MPs have criticised the government’s response to its consultation on reforming the Gender Recognition Act (GRA) 2004.

A cross-party Women and Equalities Committee said the 17 year old Act is no longer fit for purpose and is confusing for employers and service providers. 

The committee wants clarity around the subject, but mainly it wants transgender rights to be strengthened within the law.

MPs were scathing about the government taking two years to create a report on the subject yet say it has left a gender recognition process which is unfair and overly medicalised.

For HR, the issues remain the same; they must ensure they are educated on gender identity and trans rights and their policies are updated to reflect an equal workplace. 

 

Chair of the Women and Equalities Committee, Rt Hon Caroline Nokes MP, commented on the government’s GRA saying it is outdated:

“The Government took nearly two years to respond to the consultation on an Act that was written at the turn of the millennium. The GRA is crying out for modernisation, and the Government has spectacularly missed its opportunity. This is an area of reform which has attracted strong opinions and debate, but there are areas- such as the removal a time period for living in an acquired gender- which many can agree on. The Government’s failure to implement even these changes- made clear in its consultation- suggest its lack of willingness to engage.”

 

“Being trans is not an illness”

She criticised the government for having included a gender dysphoria diagnosis in its response:

“Being trans is not an illness. It is imperative that the Government de-medicalise the process of gender recognition by removing the outdated requirement for a gender dysphoria diagnosis. The current response to the 2018 consultation has amounted to little more than administrative changes. We are now calling on the Government to enact real, meaningful change.”

People who are transgender are protected under the Equality Act 2010 and for those who have a GRC or gender recognition certificate there are added protections, which includes protection against discrimination. 

 

Urgent reforms

The cross-party Women and Equalities Committee is calling for urgent reforms to be made to the Act, which, if accepted by the government, would need to be implemented in the workplace. 

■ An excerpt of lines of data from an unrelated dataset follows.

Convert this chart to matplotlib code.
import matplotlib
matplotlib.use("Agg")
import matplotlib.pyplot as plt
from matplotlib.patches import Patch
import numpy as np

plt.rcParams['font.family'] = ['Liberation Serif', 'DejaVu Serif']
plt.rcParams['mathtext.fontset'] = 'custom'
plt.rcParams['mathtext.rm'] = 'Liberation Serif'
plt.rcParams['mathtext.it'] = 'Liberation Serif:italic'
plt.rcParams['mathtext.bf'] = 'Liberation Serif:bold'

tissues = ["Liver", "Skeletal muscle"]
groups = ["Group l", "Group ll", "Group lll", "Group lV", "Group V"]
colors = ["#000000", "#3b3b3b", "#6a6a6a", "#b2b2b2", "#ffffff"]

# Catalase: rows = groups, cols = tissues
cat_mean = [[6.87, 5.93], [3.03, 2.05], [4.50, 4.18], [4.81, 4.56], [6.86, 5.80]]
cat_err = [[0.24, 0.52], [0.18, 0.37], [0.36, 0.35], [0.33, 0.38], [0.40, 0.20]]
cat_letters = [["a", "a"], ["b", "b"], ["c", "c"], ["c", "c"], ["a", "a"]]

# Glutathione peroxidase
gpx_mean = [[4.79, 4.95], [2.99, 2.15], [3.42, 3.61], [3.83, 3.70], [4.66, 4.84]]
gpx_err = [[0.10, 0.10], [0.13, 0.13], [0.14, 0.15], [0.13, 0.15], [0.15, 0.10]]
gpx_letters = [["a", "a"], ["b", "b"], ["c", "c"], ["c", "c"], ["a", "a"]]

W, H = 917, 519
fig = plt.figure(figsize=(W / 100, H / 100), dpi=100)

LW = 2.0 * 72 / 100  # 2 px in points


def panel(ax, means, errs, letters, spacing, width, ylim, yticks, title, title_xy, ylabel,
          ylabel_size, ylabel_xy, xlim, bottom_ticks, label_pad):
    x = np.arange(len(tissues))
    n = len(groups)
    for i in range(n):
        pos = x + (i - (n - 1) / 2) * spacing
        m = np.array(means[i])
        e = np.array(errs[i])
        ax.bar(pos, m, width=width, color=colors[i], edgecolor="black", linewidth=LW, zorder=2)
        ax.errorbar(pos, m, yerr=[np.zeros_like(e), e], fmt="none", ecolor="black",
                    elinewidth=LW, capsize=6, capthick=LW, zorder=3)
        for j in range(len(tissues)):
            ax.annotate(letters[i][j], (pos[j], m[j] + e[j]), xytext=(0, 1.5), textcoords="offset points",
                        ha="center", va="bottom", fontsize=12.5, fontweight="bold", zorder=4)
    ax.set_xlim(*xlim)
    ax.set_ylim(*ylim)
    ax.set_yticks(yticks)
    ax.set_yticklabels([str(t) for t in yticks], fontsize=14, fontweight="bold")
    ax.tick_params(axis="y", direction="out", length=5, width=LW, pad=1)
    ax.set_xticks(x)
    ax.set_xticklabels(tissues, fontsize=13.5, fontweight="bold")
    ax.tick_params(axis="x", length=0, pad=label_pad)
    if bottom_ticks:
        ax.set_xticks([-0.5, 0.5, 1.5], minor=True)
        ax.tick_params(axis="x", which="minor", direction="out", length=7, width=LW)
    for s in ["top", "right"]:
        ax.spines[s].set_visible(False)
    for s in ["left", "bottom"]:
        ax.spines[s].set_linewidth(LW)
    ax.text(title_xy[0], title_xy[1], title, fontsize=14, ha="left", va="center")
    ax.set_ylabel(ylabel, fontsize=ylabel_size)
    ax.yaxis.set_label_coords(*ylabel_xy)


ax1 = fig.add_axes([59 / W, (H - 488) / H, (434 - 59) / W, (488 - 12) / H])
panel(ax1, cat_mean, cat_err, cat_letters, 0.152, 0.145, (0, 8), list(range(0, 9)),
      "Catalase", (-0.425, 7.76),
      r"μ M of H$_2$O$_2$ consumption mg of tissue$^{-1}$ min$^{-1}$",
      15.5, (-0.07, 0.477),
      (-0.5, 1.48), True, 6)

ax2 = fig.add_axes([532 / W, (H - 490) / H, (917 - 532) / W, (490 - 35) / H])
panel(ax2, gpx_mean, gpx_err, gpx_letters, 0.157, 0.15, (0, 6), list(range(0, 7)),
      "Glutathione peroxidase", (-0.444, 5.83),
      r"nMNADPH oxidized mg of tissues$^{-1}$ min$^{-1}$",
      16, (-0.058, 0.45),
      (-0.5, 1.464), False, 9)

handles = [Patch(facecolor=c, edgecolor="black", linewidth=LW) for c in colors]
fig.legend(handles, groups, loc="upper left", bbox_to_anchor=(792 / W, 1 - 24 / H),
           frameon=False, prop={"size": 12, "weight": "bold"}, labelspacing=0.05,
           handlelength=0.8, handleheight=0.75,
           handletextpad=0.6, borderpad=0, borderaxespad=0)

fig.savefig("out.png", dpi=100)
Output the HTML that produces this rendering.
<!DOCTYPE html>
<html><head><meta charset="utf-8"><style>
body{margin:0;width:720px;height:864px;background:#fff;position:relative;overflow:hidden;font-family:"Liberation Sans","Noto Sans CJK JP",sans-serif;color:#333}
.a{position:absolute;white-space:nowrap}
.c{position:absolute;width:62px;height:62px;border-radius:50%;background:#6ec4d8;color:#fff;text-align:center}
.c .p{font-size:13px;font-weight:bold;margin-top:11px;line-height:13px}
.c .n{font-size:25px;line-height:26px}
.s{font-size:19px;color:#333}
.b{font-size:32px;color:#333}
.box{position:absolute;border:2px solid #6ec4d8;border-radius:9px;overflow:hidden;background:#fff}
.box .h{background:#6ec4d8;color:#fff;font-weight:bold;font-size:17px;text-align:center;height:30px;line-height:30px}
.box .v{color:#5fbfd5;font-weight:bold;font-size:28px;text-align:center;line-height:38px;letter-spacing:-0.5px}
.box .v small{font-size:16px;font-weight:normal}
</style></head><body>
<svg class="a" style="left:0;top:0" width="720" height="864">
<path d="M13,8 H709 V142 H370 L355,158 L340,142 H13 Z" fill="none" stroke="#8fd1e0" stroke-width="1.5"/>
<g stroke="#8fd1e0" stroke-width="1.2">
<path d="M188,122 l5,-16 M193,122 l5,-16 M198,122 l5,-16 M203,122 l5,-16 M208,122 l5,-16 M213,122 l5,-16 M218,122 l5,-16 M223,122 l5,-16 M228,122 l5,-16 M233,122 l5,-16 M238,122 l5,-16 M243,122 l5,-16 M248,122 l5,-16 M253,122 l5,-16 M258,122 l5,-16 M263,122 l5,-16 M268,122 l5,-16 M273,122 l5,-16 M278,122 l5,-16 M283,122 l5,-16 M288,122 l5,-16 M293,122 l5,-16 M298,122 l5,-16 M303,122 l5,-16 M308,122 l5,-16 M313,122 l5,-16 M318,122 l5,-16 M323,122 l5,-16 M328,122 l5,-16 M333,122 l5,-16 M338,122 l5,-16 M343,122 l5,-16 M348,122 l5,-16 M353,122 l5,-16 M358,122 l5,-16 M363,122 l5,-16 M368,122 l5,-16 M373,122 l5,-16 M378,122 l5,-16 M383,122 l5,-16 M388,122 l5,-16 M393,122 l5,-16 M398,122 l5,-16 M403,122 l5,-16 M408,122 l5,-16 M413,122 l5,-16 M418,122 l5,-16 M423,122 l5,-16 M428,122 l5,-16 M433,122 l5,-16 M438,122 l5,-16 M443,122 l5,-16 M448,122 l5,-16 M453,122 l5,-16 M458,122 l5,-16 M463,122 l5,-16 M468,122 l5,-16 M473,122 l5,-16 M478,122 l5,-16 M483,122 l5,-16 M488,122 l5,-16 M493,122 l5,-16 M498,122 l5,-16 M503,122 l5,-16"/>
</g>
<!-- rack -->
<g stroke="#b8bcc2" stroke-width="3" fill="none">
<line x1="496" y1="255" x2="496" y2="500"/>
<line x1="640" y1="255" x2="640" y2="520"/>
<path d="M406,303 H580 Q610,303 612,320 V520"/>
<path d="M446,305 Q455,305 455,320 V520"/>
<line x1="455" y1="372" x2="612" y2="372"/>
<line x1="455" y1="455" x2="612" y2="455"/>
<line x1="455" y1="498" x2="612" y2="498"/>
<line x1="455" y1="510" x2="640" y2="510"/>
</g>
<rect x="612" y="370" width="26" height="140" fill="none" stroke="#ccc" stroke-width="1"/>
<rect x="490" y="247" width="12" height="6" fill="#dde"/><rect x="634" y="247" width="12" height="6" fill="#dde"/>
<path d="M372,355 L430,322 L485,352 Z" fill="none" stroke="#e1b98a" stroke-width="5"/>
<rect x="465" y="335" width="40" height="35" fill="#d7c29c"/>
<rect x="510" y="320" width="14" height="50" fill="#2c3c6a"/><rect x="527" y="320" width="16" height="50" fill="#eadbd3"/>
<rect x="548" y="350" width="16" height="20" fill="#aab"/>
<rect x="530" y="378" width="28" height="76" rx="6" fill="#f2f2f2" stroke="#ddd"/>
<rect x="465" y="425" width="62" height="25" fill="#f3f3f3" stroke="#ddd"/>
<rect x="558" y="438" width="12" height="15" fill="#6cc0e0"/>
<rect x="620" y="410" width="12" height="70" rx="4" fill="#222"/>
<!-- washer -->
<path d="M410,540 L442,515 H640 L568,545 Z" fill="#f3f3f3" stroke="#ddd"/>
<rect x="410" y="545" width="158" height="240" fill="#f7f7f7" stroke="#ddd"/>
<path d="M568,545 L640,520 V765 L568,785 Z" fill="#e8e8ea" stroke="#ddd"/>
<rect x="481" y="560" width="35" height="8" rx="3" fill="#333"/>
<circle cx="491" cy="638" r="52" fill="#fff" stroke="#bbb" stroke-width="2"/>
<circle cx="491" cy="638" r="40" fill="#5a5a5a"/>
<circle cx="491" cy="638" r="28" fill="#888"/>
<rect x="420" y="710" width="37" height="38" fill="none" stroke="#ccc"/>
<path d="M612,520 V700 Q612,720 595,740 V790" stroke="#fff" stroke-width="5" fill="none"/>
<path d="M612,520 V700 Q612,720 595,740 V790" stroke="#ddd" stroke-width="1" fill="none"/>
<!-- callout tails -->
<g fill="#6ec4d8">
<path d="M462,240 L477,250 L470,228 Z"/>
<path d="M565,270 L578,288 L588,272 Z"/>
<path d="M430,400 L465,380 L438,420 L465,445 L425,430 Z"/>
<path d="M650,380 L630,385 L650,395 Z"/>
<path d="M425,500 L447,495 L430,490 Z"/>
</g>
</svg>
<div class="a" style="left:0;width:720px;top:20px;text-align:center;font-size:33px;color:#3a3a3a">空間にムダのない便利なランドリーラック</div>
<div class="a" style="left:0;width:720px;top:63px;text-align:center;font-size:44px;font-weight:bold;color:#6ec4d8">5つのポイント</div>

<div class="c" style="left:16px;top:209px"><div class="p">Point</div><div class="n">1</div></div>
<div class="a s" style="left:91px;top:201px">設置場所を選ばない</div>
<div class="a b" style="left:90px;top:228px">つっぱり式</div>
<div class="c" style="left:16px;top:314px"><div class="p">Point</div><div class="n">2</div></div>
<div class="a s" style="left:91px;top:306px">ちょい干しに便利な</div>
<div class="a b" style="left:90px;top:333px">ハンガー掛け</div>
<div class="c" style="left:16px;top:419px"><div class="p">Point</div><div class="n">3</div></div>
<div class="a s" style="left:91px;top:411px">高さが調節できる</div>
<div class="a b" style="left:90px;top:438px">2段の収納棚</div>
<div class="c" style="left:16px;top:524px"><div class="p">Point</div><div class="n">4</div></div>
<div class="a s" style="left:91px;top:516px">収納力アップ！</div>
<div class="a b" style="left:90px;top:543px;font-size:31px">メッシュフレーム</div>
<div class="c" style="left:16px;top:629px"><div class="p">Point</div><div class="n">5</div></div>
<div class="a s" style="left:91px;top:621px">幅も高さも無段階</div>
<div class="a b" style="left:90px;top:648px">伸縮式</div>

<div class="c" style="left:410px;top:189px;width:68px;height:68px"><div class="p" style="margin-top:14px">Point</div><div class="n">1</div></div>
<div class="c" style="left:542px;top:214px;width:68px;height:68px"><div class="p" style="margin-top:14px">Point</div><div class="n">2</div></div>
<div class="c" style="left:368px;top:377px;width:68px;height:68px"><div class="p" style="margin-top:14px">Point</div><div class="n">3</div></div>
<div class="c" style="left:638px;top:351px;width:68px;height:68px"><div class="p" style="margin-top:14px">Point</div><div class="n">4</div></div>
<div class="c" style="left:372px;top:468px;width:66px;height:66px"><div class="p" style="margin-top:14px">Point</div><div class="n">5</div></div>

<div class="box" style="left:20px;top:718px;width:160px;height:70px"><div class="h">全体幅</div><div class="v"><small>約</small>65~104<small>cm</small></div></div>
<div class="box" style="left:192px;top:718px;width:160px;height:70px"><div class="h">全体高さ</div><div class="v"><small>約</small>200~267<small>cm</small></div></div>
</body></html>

The committee says there needs to be consistency between the GRA and the 2010 Equality Act, to ensure employers, service providers and sports bodies can operate with confidence within the law.  

Among a number of reforms, the Committee is calling on the Government to develop a specific healthcare strategy for transgender and non-binary people. This includes training for GPs around treating trans and non-binary patients and improved access to support services.